William Henderson

Personal information
- Full name: William Andrew Henderson
- Born: 19 November 1917 Pretoria, South Africa
- Died: 21 March 1995 (aged 77) Sandton, Gauteng, South Africa
- Batting: Right-handed
- Bowling: Right-arm fast

Domestic team information
- 1937/38–1946/47: North Eastern Transvaal

Career statistics
| Competition | First-class |
| Matches | 10 |
| Runs scored | 98 |
| Batting average | 7.53 |
| 100s/50s | 0/0 |
| Top score | 32 |
| Balls bowled | 2,274 |
| Wickets | 33 |
| Bowling average | 30.06 |
| 5 wickets in innings | 1 |
| 10 wickets in match | 0 |
| Best bowling | 7/4 |
| Catches/stumpings | 5/– |
- Source: CricketArchive, 1 June 2018

= William Henderson (cricketer) =

South African cricketer (1917–1995)

William Andrew Henderson (19 November 1917 – 21 March 1995) was a South African cricketer who only played 10 first-class matches between 1937 and 1947.

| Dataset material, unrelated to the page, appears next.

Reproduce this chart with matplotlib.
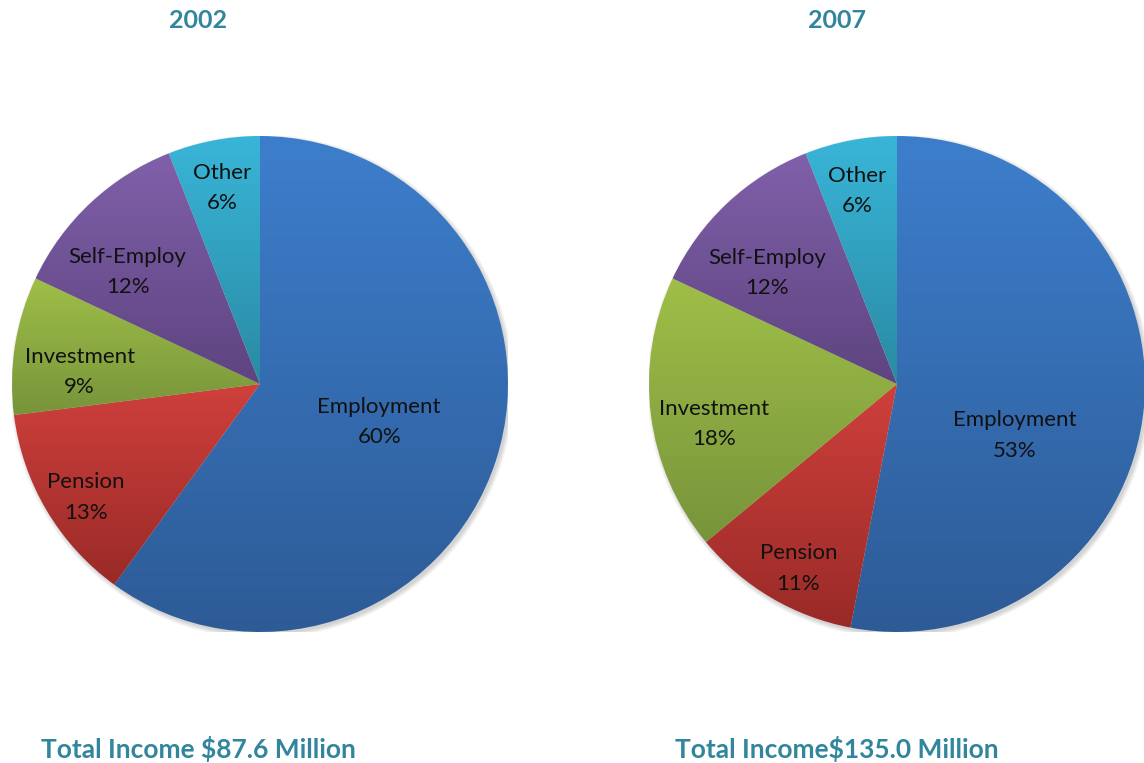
import numpy as np
import matplotlib.pyplot as plt
from matplotlib.colors import LinearSegmentedColormap
from matplotlib.patches import Circle

# ── data ─────────────────────────────────────────────
CATEGORIES = ["Employment", "Pension", "Investment", "Self-Employ", "Other"]
YEARS = ["2002", "2007"]
SHARES_2002 = [60, 13, 9, 12, 6]
SHARES_2007 = [53, 11, 18, 12, 6]
TOTALS = ["Total Income $87.6 Million", "Total Income$135.0 Million"]

# gradient fills (top, bottom) per category
GRADIENTS = [
    ("#3d7ecc", "#2d5b96"),
    ("#cf403c", "#992a27"),
    ("#9fbf48", "#77943a"),
    ("#8060aa", "#5e4480"),
    ("#39b5d8", "#2a8aa4"),
]
TEAL = "#31859c"

# label placement: fraction of radius, angle nudge (deg) from slice bisector
LABEL_LAYOUT = [
    [(0.50, 2.0), (0.83, 1.5), (0.73, 4.0), (0.71, 5.5), (0.82, 0.0)],
    [(0.51, -16.6), (0.83, 2.0), (0.75, 4.0), (0.70, 5.3), (0.81, 0.7)],
]
LABEL_DROP = 0.016  # small downward shift of the text block

W, H = 1144, 763
PIE_CENTERS = [(260, 384), (897, 384)]  # pixels from top-left
RADIUS_PX = 248
TEXT_X = [198, 837]

plt.rcParams["font.family"] = ["Lato", "DejaVu Sans"]

fig = plt.figure(figsize=(W / 100, H / 100), dpi=100)
fig.patch.set_facecolor("white")


def gradient_fill(ax, wedge, top, bottom):
    verts = wedge.get_path().vertices
    x0, x1 = verts[:, 0].min(), verts[:, 0].max()
    y0, y1 = verts[:, 1].min(), verts[:, 1].max()
    cmap = LinearSegmentedColormap.from_list("g", [bottom, top])
    grad = np.linspace(0, 1, 256).reshape(-1, 1)
    im = ax.imshow(grad, cmap=cmap, extent=[x0, x1, y0, y1], origin="lower",
                   aspect="auto", interpolation="bilinear", zorder=2)
    im.set_clip_path(wedge)
    wedge.set_facecolor("none")
    wedge.set_edgecolor("none")


for i, shares in enumerate([SHARES_2002, SHARES_2007]):
    cx, cy = PIE_CENTERS[i]
    r = RADIUS_PX
    ax = fig.add_axes([(cx - r) / W, (H - cy - r) / H, 2 * r / W, 2 * r / H])
    ax.set_axis_off()

    # soft shadow behind the pie
    for k in range(5):
        ax.add_patch(Circle((0.008, -0.010), 1.0 + k * 0.004, color="#000000",
                            alpha=0.035, lw=0, zorder=0))

    wedges, _ = ax.pie(shares, startangle=90, counterclock=False,
                       radius=1.0, colors=[g[0] for g in GRADIENTS],
                       wedgeprops=dict(linewidth=0))
    for w, (top, bottom) in zip(wedges, GRADIENTS):
        gradient_fill(ax, w, top, bottom)

    # labels along each slice bisector
    start = 90.0
    for j, (cat, val) in enumerate(zip(CATEGORIES, shares)):
        sweep = 360.0 * val / sum(shares)
        mid = start - sweep / 2
        start -= sweep
        frac, nudge = LABEL_LAYOUT[i][j]
        ang = np.deg2rad(mid + nudge)
        ax.text(frac * np.cos(ang), frac * np.sin(ang) - LABEL_DROP,
                f"{cat}\n{val}%", ha="center", va="center", fontsize=16,
                color="#111111", linespacing=1.65, zorder=5)

    ax.set_xlim(-1.0, 1.0)
    ax.set_ylim(-1.0, 1.0)

    fig.text(TEXT_X[i] / W, 1 - 21 / H, YEARS[i], ha="center", va="center",
             fontsize=18, fontweight="bold", color=TEAL)
    fig.text(TEXT_X[i] / W, 1 - 749 / H, TOTALS[i], ha="center", va="center",
             fontsize=19, fontweight="bold", color=TEAL)

fig.savefig("out.png", dpi=100, facecolor="white")
plt.close(fig)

==Five wickets in six balls==
Henderson shares the record of taking five wickets in six balls in first-class cricket (W W W W 0 W, off the last 3 and first 3 balls of consecutive overs) with four other bowlers. He achieved this record for North Eastern Transvaal against Orange Free State at Bloemfontein in 1937–38.

North Eastern Transvaal won the toss and batted first, scoring 71 (Dudley Sparks took six for 21). In reply Orange Free State scored 94, Lennox Brown taking six for 55. In their second innings North Eastern Transvaal scored 414 for seven declared (Raymond Currer scored 150 and Robert Hicks 121). Requiring 392 to win, Orange Free State were dismissed for 46. Henderson took seven for 4, including four wickets in four balls and five wickets in six balls. His figures, bowling eight-ball overs, were 9.3–7–4–7. North Eastern Transvaal won by 345 runs. Henderson's five wickets finished the match; he bowled three of his victims in succession with full tosses.